Opinions, Humeurs et Géopolitique

Le blog de Francis Laloupo

Le mur de Ben Ali

J’ai entendu quelques commentateurs avancer que la chute de Ben Ali en Tunisie agissait, pour les peuples arabes, comme la chute du Mur de Berlin ailleurs… Pourquoi pas ?… Cela m’amène à faire un point sur le fameux « effet domino » dont on parle sur toutes les ondes françaises. Un « effet domino » que pourrait produire la révolution tunisienne en Afrique et dans le monde arabe. Tout d’abord, l’observation et l’expérience des événements politiques nous ont appris qu’il n’existe pas de reproduction mécanique ou mimétique des faits en des lieux géographiques différents. Et ce, même si l’on observe des effets d’entraînement ou des mécanismes de déclenchement similaires… On l’a vu en Afrique subsaharienne. L’on avait cru à tort, avec le fameux « vent de l’Est » à la fin des années 80, que le processus de démocratisation allait produire les mêmes résultats sur l’ensemble de cette région, comme une onde de choc, dans un parcours logique et linéaire. Vingt ans après, le bilan montre l’extrême disparité des situations, due, principalement, à l’histoire politique spécifique et aux nuances territoriales et culturelles des différents pays.

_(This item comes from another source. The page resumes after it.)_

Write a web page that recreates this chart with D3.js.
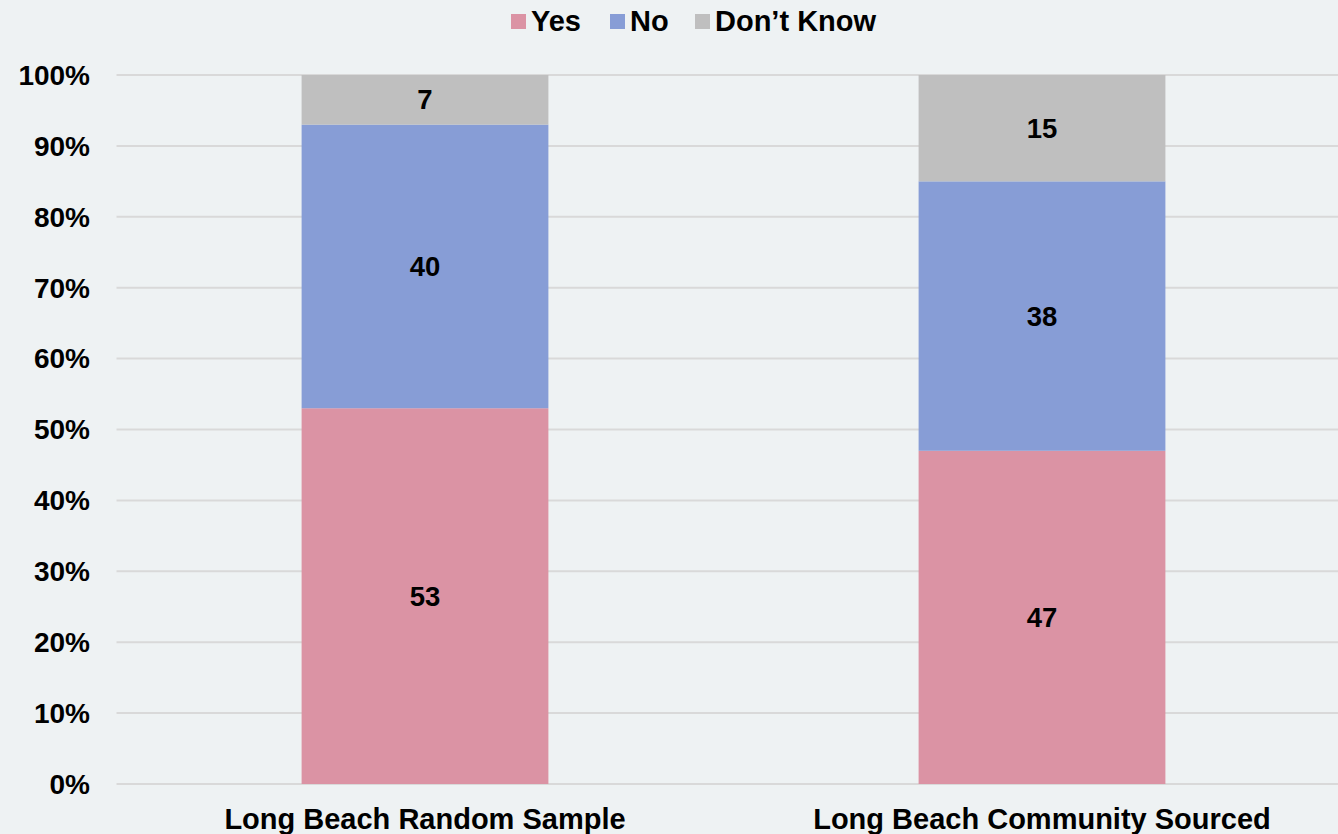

Autre précision à propos de l’effet domino, sur l’ensemble de l’Afrique, de la révolution tunisienne. Ceux qui posent la question ainsi, se trompent en inversant la réalité historique. Les premières grandes révolutions démocratiques post-Guerre froide ont eu lieu en Afrique subsaharienne, et ce processus, même inachevé, est devenu irréversible dans la grande majorité de pays au sud du Sahara. En réalité, la question que les observateurs et autres analystes se posaient depuis vingt ans, était de savoir si ce « renouveau démocratique » n’allait pas se cantonner dans cette partie de l’Afrique, sans jamais franchir, vers le nord, la frontière de sable du Sahara. Certains n’ont pas hésité à affirmer, régulièrement, depuis vingt ans, que les pays arabes du Maghreb étaient imperméables à la démocratie. Raisons invoquées : ces sociétés seraient d’essence féodale, et les peuples seraient eux-mêmes, « par nature » attachés à une organisation hiérarchisée de la société fondée sur le primat de la force et la loi du commandeur. De plus, concluait-on, la démocratie ne serait pas soluble dans l’islam. Je pourrais décliner à l’infini toutes ces « analyses » énoncées depuis 20 ans sur cette soi-disant spécificité arabo-musulmane. Et il n’est pas hasardeux de dire que cette vision du monde arabe a conduit, récemment, nombre de pays à mésestimer les objectifs de la révolution qui s’est produite en Tunisie.

La vraie révolution aujourd’hui, est bien celle-ci : ce qui s’est produit dans nombre de pays africains – et souvent ignoré ou mal connu par les opinions extra-africaines – advient aussi, vingt ans après au Maghreb, comme un démenti cinglant à tous les chantres d’un improbable déterminisme. Ce que nous enseignent les événements de Tunisie, et, en ce moment même, d’Egypte, c’est bien ce que nous ne cessons de dire et répéter depuis des lustres : l’aspiration à la liberté, loin d’être un luxe pour une partie de la planète, est, irréductiblement, une donnée partagée par l’ensemble de l’humanité. Et les changements en cours en Afrique sub-saharienne depuis vingt ans, et aujourd’hui dans la région du Maghreb, est tout simplement et définitivement humain. Tous, nous devrons désormais nous y habituer.